As a Democrat working to rebuild after 2016, and a pro-choice woman, who not only organizes in Louisiana but also lives and votes here, I have to push back on a currently promoted notion that there’s no place for pro-life Democrats in our party. Anyone who advocates for progressive issues in a red state is well aware of how frustrating the work is. Our wins are few and far between, so we do not take them lightly.
Governor John Bel Edwards has benefited the residents of Louisiana, full stop. He has attempted to be the adult in the room and find workable solutions to our economic woes, despite a contingent in the legislature that seems committed to the failed politics of former Governor Bobby Jindal, a 2016 GOP presidential candidate so inconsequential that he didn’t even merit a nickname from Donald Trump.
Edwards accepted Medicaid Expansion through the ACA, which has given more than 417,000 hard working Louisianians access to health care, many for the first time in their lives. 80,000 are already receiving preventative healthcare. Several thousand women have been able to get mammograms. About 100 of those have been diagnosed with breast cancer that they did not know they had, and can now be treated. The numbers are similar with colon cancer screenings, with an additional 2200 having precancerous polyps cut out, preventing future cancers. 6300 have been diagnosed with hypertension and diabetes. With treatment, they can stay in the work force and have a better quality of life. Medicaid Expansion is saving lives right now, in addition to saving $200 million this year in the state general fund. It is on target to save $300 million next year. At a time when fiscal cliffs threaten our state, this is significant.
While Governor Edwards may be an economic populist, he does not ignore the importance of social issues and identity. He has issued an executive order on equality in the workplace for LGBT Louisianians. He aggressively advocated for and signed 10 historic bills towards Criminal Justice Reform. Even in fighting to raise the wage, he acknowledges that 80% of minimum wage workers in Louisiana are women. In a state where Walmart is the top employer, a raise in the wage would give an immediate boost in income to a large number of women. The Governor and the First Lady held the first ever Equal Pay Summit this year, highlighting the fact that Louisiana has the largest gender pay gap in the country. If women are paid a living wage, their options for making their own decisions about life, and affording those decisions, increase.
Although age-appropriate sex education and youth risk behavior survey bills did not pass our legislature this year, both initiatives are supported by our Governor. The advocates for women’s rights that I work with are taking advantage of this ally we have in the Governor’s Office — something we sorely lacked prior to his election.

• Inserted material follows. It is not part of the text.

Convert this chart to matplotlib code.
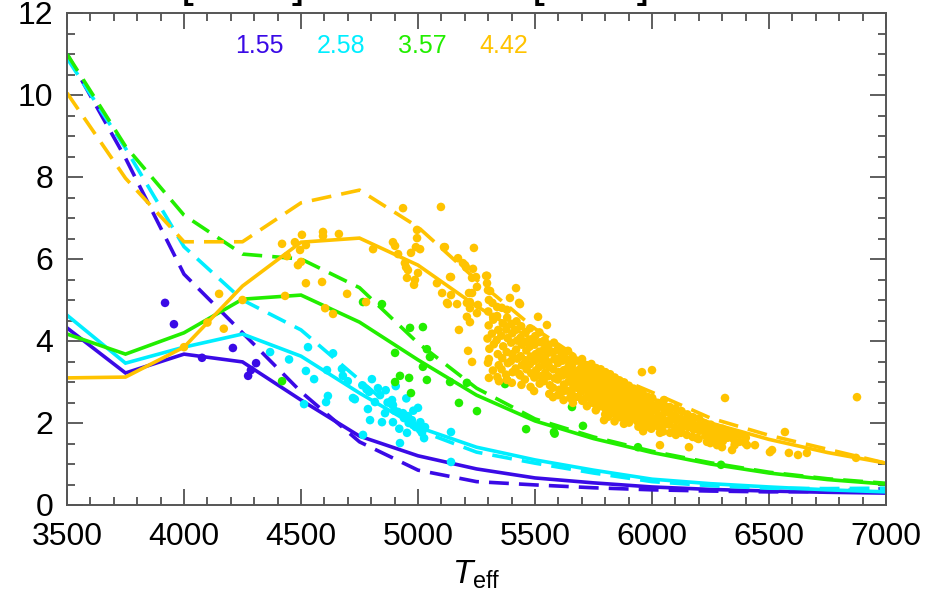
import numpy as np
import matplotlib
matplotlib.use("Agg")
import matplotlib.pyplot as plt
from matplotlib.ticker import MultipleLocator

plt.rcParams['font.family'] = ['Liberation Sans', 'DejaVu Sans']
plt.rcParams['mathtext.fontset'] = 'custom'
plt.rcParams['mathtext.rm'] = 'Liberation Sans'
plt.rcParams['mathtext.it'] = 'Liberation Sans:italic'

# model grid
teff = [3500, 3750, 4000, 4250, 4500, 4750, 5000, 5250, 5500, 5750, 6000, 6250, 6500, 6750, 7000]

# solid / dashed curves for each group
blue_solid = [4.32, 3.22, 3.68, 3.49, 2.56, 1.68, 1.20, 0.88, 0.66, 0.54, 0.44, 0.38, 0.34, 0.31, 0.29]
blue_dash = [11.0, 8.46, 5.63, 4.20, 2.76, 1.54, 0.85, 0.57, 0.49, 0.42, 0.37, 0.34, 0.32, 0.33, 0.40]
cyan_solid = [4.63, 3.46, 3.85, 4.17, 3.63, 2.73, 1.90, 1.41, 1.10, 0.85, 0.63, 0.52, 0.44, 0.37, 0.32]
cyan_dash = [10.9, 8.70, 6.30, 5.00, 4.27, 3.05, 1.83, 1.29, 1.02, 0.78, 0.57, 0.47, 0.41, 0.40, 0.41]
green_solid = [4.17, 3.68, 4.20, 5.02, 5.12, 4.46, 3.54, 2.68, 2.05, 1.62, 1.28, 1.00, 0.78, 0.62, 0.51]
green_dash = [11.0, 8.75, 7.07, 6.12, 6.00, 5.30, 3.95, 2.85, 2.10, 1.66, 1.31, 1.03, 0.80, 0.64, 0.53]
orange_solid = [3.10, 3.12, 3.85, 5.34, 6.41, 6.51, 5.85, 4.85, 4.00, 3.30, 2.60, 2.00, 1.60, 1.28, 1.02]
orange_dash = [10.05, 7.97, 6.42, 6.42, 7.37, 7.68, 6.78, 5.49, 4.30, 3.35, 2.75, 2.12, 1.70, 1.36, 1.02]

labels = ['1.55', '2.58', '3.57', '4.42']
colors = ['#3a0ae6', '#00eeff', '#22ee00', '#ffc300']

# observed stars
blue_pts = [(3919, 4.93), (3957, 4.41), (4077, 3.59), (4209, 3.83), (4308, 3.46),
            (4286, 3.29), (4274, 3.15)]

cyan_pts = [(4368, 3.73), (4449, 3.55), (4530, 3.85), (4521, 3.27), (4556, 3.07),
            (4611, 3.29), (4637, 3.70), (4675, 3.32), (4679, 3.15), (4615, 2.66),
            (4607, 2.51), (4513, 2.46), (4722, 2.61), (4730, 2.58), (4803, 3.07),
            (4829, 2.85), (4791, 2.76), (4838, 2.68), (4816, 2.51), (4859, 2.24),
            (4889, 2.56), (4893, 2.44), (4915, 2.27), (4936, 2.24), (4957, 2.17),
            (4974, 2.07), (4979, 1.95), (5000, 2.37), (5009, 1.83), (5017, 1.76),
            (5026, 1.63), (4953, 1.76), (4923, 1.51), (4893, 2.02), (4846, 2.02),
            (4795, 2.07), (4786, 2.34), (4765, 1.71), (5141, 1.78), (5141, 1.05),
            (4960, 2.00), (4990, 1.90), (5010, 2.02), (4940, 2.12), (4900, 2.30),
            (4870, 2.50), (4950, 2.60), (4980, 2.30), (5030, 1.90), (4920, 1.86),
            (4862, 2.80), (4905, 2.90), (4780, 2.82), (4700, 3.02), (4762, 2.92)]

green_pts = [(4419, 3.02), (4765, 4.95), (4846, 4.90), (4902, 3.71), (4923, 3.15),
             (4902, 3.00), (4962, 3.10), (4966, 4.32), (5021, 4.34), (5038, 3.80),
             (5051, 3.61), (5021, 3.37), (5038, 3.05), (4970, 2.73), (5137, 3.00),
             (5175, 2.49), (5252, 2.29), (5372, 2.95), (5380, 3.05), (5462, 1.85),
             (5581, 1.78), (5584, 1.74), (5658, 2.39), (5705, 1.93), (5940, 1.41),
             (6295, 0.98), (5209, 2.98)]

orange_pts = [
    # scattered stars
    (4000, 3.85), (4150, 5.15), (4100, 4.45), (4170, 4.30), (4250, 5.00),
    (4419, 6.37), (4440, 6.07), (4474, 6.41), (4496, 6.22), (4504, 6.59),
    (4521, 6.34), (4487, 5.85), (4500, 5.93), (4594, 6.66), (4594, 6.56),
    (4662, 6.61), (4521, 5.41), (4590, 5.44), (4603, 4.80), (4637, 4.66),
    (4697, 5.15), (4778, 4.95), (4432, 5.10), (4808, 6.24), (4893, 6.41),
    (4902, 6.32), (4915, 6.12), (4936, 7.24), (4970, 6.15), (4944, 5.90),
    (4949, 5.80), (4957, 5.73), (4953, 5.54), (4987, 5.49), (4983, 5.37),
    (5000, 5.66), (4996, 6.71), (4996, 6.51), (4991, 6.29), (5009, 6.24),
    (5098, 7.27), (5111, 6.29), (5081, 5.41), (5103, 5.17), (5128, 4.90),
    (5141, 5.56), (5141, 5.12), (5171, 6.02), (5192, 5.90), (5205, 5.80),
    (5239, 6.27), (5175, 4.27), (5218, 5.17), (5222, 4.95), (5231, 5.54),
    (5252, 5.32), (5295, 5.59), (5295, 5.41), (5299, 5.24), (5303, 5.00),
    (5419, 5.29), (5393, 5.05), (5432, 4.93), (5380, 4.76), (5338, 4.83),
    (5321, 4.59), (5256, 4.88), (5252, 4.68), (5222, 4.80), (5209, 4.59),
    (5115, 6.29), (5201, 5.85), (5235, 5.76), (5137, 5.56), (5248, 5.56),
    (5291, 5.59), (5124, 4.93), (5167, 4.90), (5308, 5.22), (5436, 4.90),
    (5231, 5.17), (5209, 4.93), (5222, 4.46), (5214, 3.76), (5231, 3.49),
    (5303, 3.56), (5303, 3.10), (5346, 3.02), (5380, 3.05), (5432, 3.20),
    (5496, 2.78), (5513, 4.59), (5551, 4.39), (5577, 2.63), (5598, 2.68),
    (5650, 2.61), (5671, 2.63), (5748, 2.49), (5795, 2.07), (5812, 2.15),
    (5863, 2.24), (5880, 1.98), (5962, 1.80), (6034, 1.76), (6034, 1.46),
    (5962, 1.95), (6000, 3.29), (5957, 3.24), (6158, 1.41), (6154, 2.15),
    (6124, 1.76), (6154, 1.90), (6192, 1.63), (6235, 1.54), (6248, 1.83),
    (6278, 1.46), (6312, 2.61), (6282, 1.83), (6321, 1.76), (6342, 1.34),
    (6355, 1.51), (6406, 1.46), (6440, 1.46), (6504, 1.29), (6513, 1.34),
    (6568, 1.78), (6585, 1.27), (6624, 1.22), (6662, 1.27), (6876, 2.63),
    (6872, 1.15),
    # dense clump
    (5300, 4.72), (5302, 4.38), (5297, 4.06), (5305, 3.81), (5299, 3.47),
    (5318, 4.93), (5322, 4.52), (5316, 4.18), (5324, 3.92), (5320, 3.28),
    (5338, 4.61), (5343, 4.27), (5336, 4.02), (5341, 3.68), (5345, 3.41), (5339, 3.12),
    (5358, 4.81), (5362, 4.43), (5356, 4.13), (5364, 3.87), (5360, 3.58), (5357, 3.31),
    (5381, 4.57), (5377, 4.28), (5383, 4.07), (5379, 3.73), (5384, 3.46), (5376, 3.18),
    (5399, 4.42), (5403, 4.19), (5398, 3.96), (5402, 3.68), (5397, 3.51), (5404, 3.24), (5401, 2.98),
    (5421, 4.48), (5418, 4.27), (5423, 4.01), (5419, 3.79), (5424, 3.57), (5417, 3.33),
    (5441, 4.36), (5438, 4.08), (5443, 3.91), (5439, 3.63), (5444, 3.41), (5437, 3.16), (5442, 2.93),
    (5461, 4.22), (5458, 3.98), (5463, 3.77), (5459, 3.53), (5464, 3.31), (5457, 3.06),
    (5479, 4.31), (5483, 4.04), (5477, 3.86), (5482, 3.62), (5478, 3.43), (5484, 3.21), (5481, 2.88),
    (5501, 4.12), (5498, 3.91), (5503, 3.68), (5499, 3.52), (5504, 3.28), (5497, 3.11),
    (5519, 4.21), (5523, 3.97), (5518, 3.74), (5522, 3.56), (5517, 3.36), (5524, 3.14), (5520, 2.96),
    (5541, 4.02), (5538, 3.79), (5543, 3.61), (5539, 3.42), (5544, 3.23), (5537, 3.02),
    (5559, 3.91), (5563, 3.72), (5558, 3.48), (5562, 3.36), (5557, 3.14), (5564, 2.92), (5561, 2.71),
    (5581, 3.96), (5578, 3.73), (5583, 3.56), (5579, 3.31), (5584, 3.09), (5577, 2.86),
    (5599, 3.82), (5603, 3.58), (5598, 3.46), (5602, 3.24), (5597, 3.06), (5604, 2.81),
    (5621, 3.71), (5618, 3.52), (5623, 3.29), (5619, 3.16), (5624, 2.94), (5617, 2.76), (5622, 2.56),
    (5641, 3.76), (5638, 3.54), (5643, 3.37), (5639, 3.19), (5644, 3.01), (5637, 2.79),
    (5661, 3.62), (5658, 3.41), (5663, 3.24), (5659, 3.06), (5664, 2.89), (5657, 2.71), (5662, 2.49),
    (5679, 3.52), (5683, 3.28), (5678, 3.16), (5682, 2.99), (5677, 2.86), (5684, 2.64),
    (5701, 3.56), (5698, 3.36), (5703, 3.19), (5699, 3.06), (5704, 2.88), (5697, 2.76), (5702, 2.54),
    (5721, 3.41), (5718, 3.26), (5723, 3.09), (5719, 2.96), (5724, 2.79), (5717, 2.61), (5722, 2.41),
    (5741, 3.44), (5738, 3.29), (5743, 3.16), (5739, 2.98), (5744, 2.86), (5737, 2.69), (5742, 2.51),
    (5761, 3.34), (5758, 3.21), (5763, 3.04), (5759, 2.91), (5764, 2.74), (5757, 2.61), (5762, 2.44), (5760, 2.31),
    (5781, 3.31), (5778, 3.14), (5783, 3.01), (5779, 2.84), (5784, 2.71), (5777, 2.54), (5782, 2.41),
    (5801, 3.24), (5798, 3.11), (5803, 2.94), (5799, 2.81), (5804, 2.64), (5797, 2.51), (5802, 2.34), (5800, 2.21),
    (5821, 3.19), (5818, 3.06), (5823, 2.89), (5819, 2.76), (5824, 2.59), (5817, 2.46), (5822, 2.29),
    (5841, 3.11), (5838, 2.94), (5843, 2.81), (5839, 2.64), (5844, 2.51), (5837, 2.34), (5842, 2.21), (5840, 2.04),
    (5861, 3.04), (5858, 2.91), (5863, 2.74), (5859, 2.61), (5864, 2.44), (5857, 2.31), (5862, 2.14),
    (5881, 2.99), (5878, 2.86), (5883, 2.69), (5879, 2.56), (5884, 2.39), (5877, 2.26), (5882, 2.09),
    (5901, 2.91), (5898, 2.74), (5903, 2.61), (5899, 2.44), (5904, 2.31), (5897, 2.14), (5902, 2.01),
    (5921, 2.84), (5918, 2.71), (5923, 2.54), (5919, 2.41), (5924, 2.24), (5917, 2.11),
    (5941, 2.81), (5938, 2.64), (5943, 2.51), (5939, 2.34), (5944, 2.21), (5937, 2.04), (5942, 1.91),
    (5961, 2.71), (5958, 2.54), (5963, 2.41), (5959, 2.24), (5964, 2.11), (5957, 1.94),
    (5981, 2.64), (5978, 2.51), (5983, 2.34), (5979, 2.21), (5984, 2.04), (5977, 1.91),
    (6001, 2.61), (5998, 2.44), (6003, 2.31), (5999, 2.14), (6004, 2.01), (5997, 1.86),
    (6026, 2.49), (6023, 2.36), (6028, 2.19), (6024, 2.06), (6027, 1.91),
    (6051, 2.56), (6048, 2.39), (6053, 2.26), (6049, 2.09), (6054, 1.96), (6047, 1.79),
    (6076, 2.39), (6073, 2.26), (6078, 2.09), (6074, 1.96), (6077, 1.76),
    (6101, 2.36), (6098, 2.19), (6103, 2.06), (6099, 1.89), (6102, 1.71),
    (6126, 2.29), (6123, 2.11), (6128, 1.94), (6124, 1.81),
    (6151, 2.21), (6148, 2.04), (6153, 1.91), (6149, 1.71),
    (6176, 2.14), (6173, 2.01), (6178, 1.84), (6174, 1.66),
    (6201, 2.11), (6198, 1.94), (6203, 1.81), (6199, 1.61),
    (6226, 1.99), (6223, 1.86), (6228, 1.69),
    (6251, 1.96), (6248, 1.79), (6253, 1.66), (6249, 1.51),
    (6276, 1.89), (6273, 1.76), (6278, 1.59),
    (6301, 1.86), (6298, 1.69), (6303, 1.56), (6299, 1.41),
    (6326, 1.79), (6323, 1.64),
    (6351, 1.74), (6348, 1.61), (6353, 1.46),
    (6376, 1.71), (6373, 1.54),
    (6401, 1.64), (6398, 1.51),
]

fig = plt.figure(figsize=(9.26, 5.97), dpi=100)
ax = fig.add_axes([67 / 926, 92 / 597, 819 / 926, 492 / 597])

solids = [blue_solid, cyan_solid, green_solid, orange_solid]
dashes = [blue_dash, cyan_dash, green_dash, orange_dash]
for s, d, c in zip(solids, dashes, colors):
    ax.plot(teff, s, color=c, lw=2.6, solid_joinstyle='miter', zorder=2)
    ax.plot(teff, d, color=c, lw=2.6, linestyle=(0, (5.5, 2.8)), zorder=2)

for pts, c in zip([blue_pts, cyan_pts, green_pts, orange_pts], colors):
    arr = np.array(pts)
    ax.scatter(arr[:, 0], arr[:, 1], s=38, color=c, edgecolors='none', zorder=3)

xpos = [0.2344, 0.3346, 0.4335, 0.5336]
for lab, c, xp in zip(labels, colors, xpos):
    ax.text(xp, 0.9335, lab, color=c, fontsize=18, ha='center', va='center',
            transform=ax.transAxes)

ax.set_xlim(3500, 7000)
ax.set_ylim(0, 12)
ax.xaxis.set_major_locator(MultipleLocator(500))
ax.xaxis.set_minor_locator(MultipleLocator(100))
ax.yaxis.set_major_locator(MultipleLocator(2))
ax.yaxis.set_minor_locator(MultipleLocator(0.5))
ax.tick_params(which='both', direction='in', top=True, right=True, color='#333333', width=1.1)
ax.tick_params(which='major', length=11.5, labelsize=23)
ax.tick_params(which='minor', length=5.8)
ax.tick_params(axis='x', pad=12)
ax.tick_params(axis='y', pad=10)
for sp in ax.spines.values():
    sp.set_color('#555555')
    sp.set_linewidth(1.4)

ax.set_xlabel(r'$T_{\rm eff}$', fontsize=24, labelpad=5)

fig.canvas.draw()
ylabs = ax.get_yticklabels()
ylabs[0].set_va('bottom')
ylabs[-1].set_va('top')

# title line clipped by the top edge
fig.text(181 / 926, 1 + 4 / 597, '[Fe/H]', fontsize=33, ha='left', va='baseline')
fig.text(531 / 926, 1 + 4 / 597, r'[$\alpha$/Fe]', fontsize=33, ha='left', va='baseline')

fig.savefig('out.png', dpi=100)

While I applaud these advancements, Governor Edwards is well aware that he and I differ on access to abortion. He agreed to meet with a fellow pro-choice advocate and me last year, after he supported legislation we opposed. It was the most difficult political meeting I’ve ever had, but I felt I owed him the respect of a face-to-face discussion. I asked him to find ways we can work together to at least help women get birth control and family planning services that decrease the need for abortions. I continue to seek places where we can agree and make progress.
We knew well who Edwards was when he was campaigning. He never hid his devout Catholicism. Anyone who is politically informed in Louisiana is aware that it would be next to impossible to get a pro-choice candidate elected to statewide office, but he espouses a pro-life theory that goes beyond the abortion argument. He believes in supporting life after the child is born, and supporting those in need throughout their whole lives. He walks the walk of his favorite Bible passage, Matthew 25.
Democrats are the Big Tent Party, and if there are people of good intention and integrity who believe in 90% of the same things we do, we should do our best to make them feel like they have a home with us. Let me be very clear here, I do not believe abortion is murder. However, what I have found is that if you do, no economic argument is going to persuade you that murder is acceptable. Louisiana is a pro-life state, so the question becomes, how do we move the ball forward for the women who need our help today?
What we currently lack is a reproductive rights message that speaks to the majority of Louisianians. It is difficult to find what will move voters on your issue if you do not understand them. For those who have money to contribute to this state, and an interest in advancing this cause, I recommend an investment in polling voters outside our major cities about the nuances of their views on abortion and women’s health. Data could instruct us on the commonality to be found beyond the false dichotomy of pro-life versus pro-choice. Data could prove to legislators that their constituents support sex education. Data could identify flippable districts.
I’m part of a group of women who has actively been pushing the DNC to highlight more Democratic women leaders and to support pro-choice candidates. However, I’m also a Louisianian and I caution national Democrats not to write off the entire South. We as a party cannot afford to do that. Further, the women and children of our region don’t have the luxury of yet another purity test that prevents progress toward addressing their most pressing needs.
For many reasons, not the least of which was the protection of the rights established in Roe v. Wade, I worked relentlessly last year to elect the presidential candidate endorsed by NOW, Planned Parenthood, and the Independent Women’s Organization of New Orleans. I organize on a range of progressive issues, and the results of that election leave me concerned for so many people. There is much work to be done, and there is a lot of progress we can make right here at home with the governor we have.
Lynda Woolard is President of the Independent Women’s Organization, a Democratic women’s group in New Orleans.